Moreover, the fact that people from beyond Jesus’ own Jewish tradition, from Samaritans to Romans to Canaanites, respond positively to his teaching speaks for itself. If Christian morality is to be truly argued successfully in contemporary American society, if it is to survive the marketplace of ideas, it must be salient to the experience of everyday people, even to the experience of those outside of Christian community. The saddest thing of all, from this Christian’s standpoint at least, is that much of the talk of “Christian” morality to defend destructive legal bias against same-sex couples is made up largely of self-referential tautologies. Put another way, Christian moralizing in a rational vacuum is nonsense, and there’s too much of that going around these days.

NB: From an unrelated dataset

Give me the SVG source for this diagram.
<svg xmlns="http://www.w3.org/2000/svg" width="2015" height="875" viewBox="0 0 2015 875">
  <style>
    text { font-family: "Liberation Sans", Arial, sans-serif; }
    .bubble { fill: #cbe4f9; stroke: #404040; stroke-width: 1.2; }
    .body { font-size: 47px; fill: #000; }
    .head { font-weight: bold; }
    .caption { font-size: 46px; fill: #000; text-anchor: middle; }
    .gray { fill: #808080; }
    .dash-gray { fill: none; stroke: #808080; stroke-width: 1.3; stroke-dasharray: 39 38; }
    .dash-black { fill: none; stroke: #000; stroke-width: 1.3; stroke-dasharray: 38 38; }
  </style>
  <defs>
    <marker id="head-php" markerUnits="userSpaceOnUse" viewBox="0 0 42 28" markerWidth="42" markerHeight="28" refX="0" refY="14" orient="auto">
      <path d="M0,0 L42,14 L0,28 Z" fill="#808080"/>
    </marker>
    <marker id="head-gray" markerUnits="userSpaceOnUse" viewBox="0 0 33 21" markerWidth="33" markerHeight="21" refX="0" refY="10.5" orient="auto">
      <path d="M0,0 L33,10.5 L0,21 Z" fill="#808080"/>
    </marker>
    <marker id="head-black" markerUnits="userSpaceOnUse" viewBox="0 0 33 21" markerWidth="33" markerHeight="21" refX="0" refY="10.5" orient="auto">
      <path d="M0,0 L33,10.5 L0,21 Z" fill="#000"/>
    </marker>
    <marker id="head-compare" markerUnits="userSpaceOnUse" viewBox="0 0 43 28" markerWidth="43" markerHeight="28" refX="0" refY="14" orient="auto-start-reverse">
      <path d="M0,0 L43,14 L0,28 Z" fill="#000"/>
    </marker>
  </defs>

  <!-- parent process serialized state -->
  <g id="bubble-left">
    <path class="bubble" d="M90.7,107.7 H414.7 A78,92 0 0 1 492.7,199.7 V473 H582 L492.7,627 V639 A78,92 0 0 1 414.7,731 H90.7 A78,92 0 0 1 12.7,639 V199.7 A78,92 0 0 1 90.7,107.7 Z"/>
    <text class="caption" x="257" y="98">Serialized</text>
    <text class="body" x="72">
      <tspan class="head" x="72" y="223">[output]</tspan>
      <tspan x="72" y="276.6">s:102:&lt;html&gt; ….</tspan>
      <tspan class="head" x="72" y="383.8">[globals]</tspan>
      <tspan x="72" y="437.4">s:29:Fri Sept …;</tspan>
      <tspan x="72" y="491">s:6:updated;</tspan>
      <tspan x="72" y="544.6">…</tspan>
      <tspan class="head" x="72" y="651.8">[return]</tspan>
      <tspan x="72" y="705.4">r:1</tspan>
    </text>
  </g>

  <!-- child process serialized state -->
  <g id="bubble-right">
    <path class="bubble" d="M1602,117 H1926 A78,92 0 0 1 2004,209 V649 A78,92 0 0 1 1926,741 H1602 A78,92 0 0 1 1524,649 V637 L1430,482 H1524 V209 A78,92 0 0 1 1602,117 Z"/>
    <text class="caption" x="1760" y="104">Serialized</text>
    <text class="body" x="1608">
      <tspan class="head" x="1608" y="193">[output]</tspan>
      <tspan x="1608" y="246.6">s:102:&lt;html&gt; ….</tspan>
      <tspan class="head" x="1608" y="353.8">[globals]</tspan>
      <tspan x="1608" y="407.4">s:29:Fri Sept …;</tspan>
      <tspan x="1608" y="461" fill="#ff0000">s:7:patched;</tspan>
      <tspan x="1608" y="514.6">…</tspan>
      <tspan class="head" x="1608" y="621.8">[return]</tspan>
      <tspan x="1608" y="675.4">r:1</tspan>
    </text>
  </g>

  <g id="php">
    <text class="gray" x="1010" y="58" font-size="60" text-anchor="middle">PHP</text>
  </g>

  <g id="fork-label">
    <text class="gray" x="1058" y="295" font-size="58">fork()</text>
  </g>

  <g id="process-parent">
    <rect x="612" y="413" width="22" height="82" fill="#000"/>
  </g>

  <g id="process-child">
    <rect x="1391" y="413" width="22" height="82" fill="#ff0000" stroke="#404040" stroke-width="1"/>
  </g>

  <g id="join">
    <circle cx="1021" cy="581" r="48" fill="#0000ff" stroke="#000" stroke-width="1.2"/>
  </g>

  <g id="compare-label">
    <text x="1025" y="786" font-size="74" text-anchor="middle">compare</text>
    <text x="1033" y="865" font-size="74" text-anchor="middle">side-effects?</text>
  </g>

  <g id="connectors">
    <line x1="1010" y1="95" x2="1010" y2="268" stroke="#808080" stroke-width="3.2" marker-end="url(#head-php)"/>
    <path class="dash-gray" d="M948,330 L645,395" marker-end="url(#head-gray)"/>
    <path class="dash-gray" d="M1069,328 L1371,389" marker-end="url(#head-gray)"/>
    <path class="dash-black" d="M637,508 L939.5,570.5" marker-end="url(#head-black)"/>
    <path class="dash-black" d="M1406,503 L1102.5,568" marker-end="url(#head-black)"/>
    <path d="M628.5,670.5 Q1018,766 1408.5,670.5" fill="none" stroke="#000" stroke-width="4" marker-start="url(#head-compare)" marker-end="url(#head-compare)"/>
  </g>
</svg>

The really hard edge for Proposition 8 supporters and all committed opponents of same-sex marriage on Christian principle is the growing experience of facts on the ground, of real life. Covenanted same-sex couples are increasingly visible in just about every segment of American society. Overwhelming first-hand and empirical evidence is that these relationships can be just as healthy and life-giving as mixed-sex marriages. Some of these couples are raising happy, well-adjusted children to adulthood. Their households contribute to the well-being of the greater fabric of our communities. In The Episcopal Church, we can demonstrate how their families and ministries are contributing to the well-being of our parishes and dioceses and to the witness of the Gospel in the wider community. It is at first somehow strange that Judge Walker cited similar arguments to merit a legal case. Although I agree with him, I think these arguments also make the best moral case, in a Christian sense. Christian morality is public in the end, after all, not private. We measure this morality by its public, relational effects, not by how it measures up to proof-texts.

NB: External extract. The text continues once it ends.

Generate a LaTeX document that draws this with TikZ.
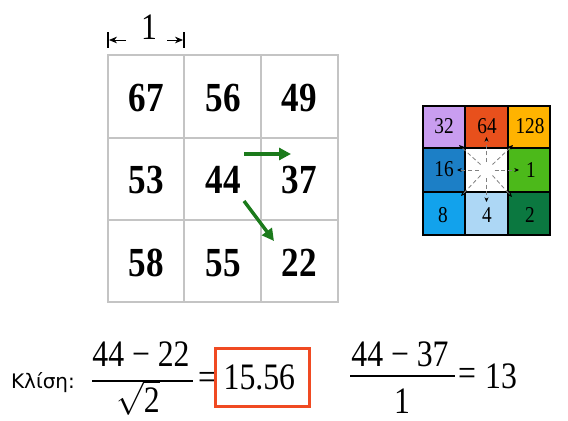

True morality subsumes the religious and secular spheres, for is not God ultimately in charge of both? The real problem for Proposition 8 supporters is that an enforced arbitrary definition of marriage (being allowable only between a man and a woman), while clearly rooted in the habits of Christian history and tradition, is a sort of morality that increasingly appears to be not only woefully lacking in its basic reasoning but clearly destructive to the fundamental human dignity of some of our brothers and sisters. This kind of morality is not sacred. It is rather, in one word, cheap. And the fact that this cheap morality is, under close examination, being rejected by secular courts as legally binding is not a sign of moral decay in our wider culture, but a sign of health and justice spreading in our midst – the goal of any truly sound Christian morality.
Thanks be to God.
The Rev. Richard E. Helmer is rector of Church of Our Saviour, Mill Valley, Calif. His sermons and reflections have been published widely online, and he blogs about spirituality, ministry, Anglicanism, church politics, music, and the misadventures of young parenthood at Caught by the Light.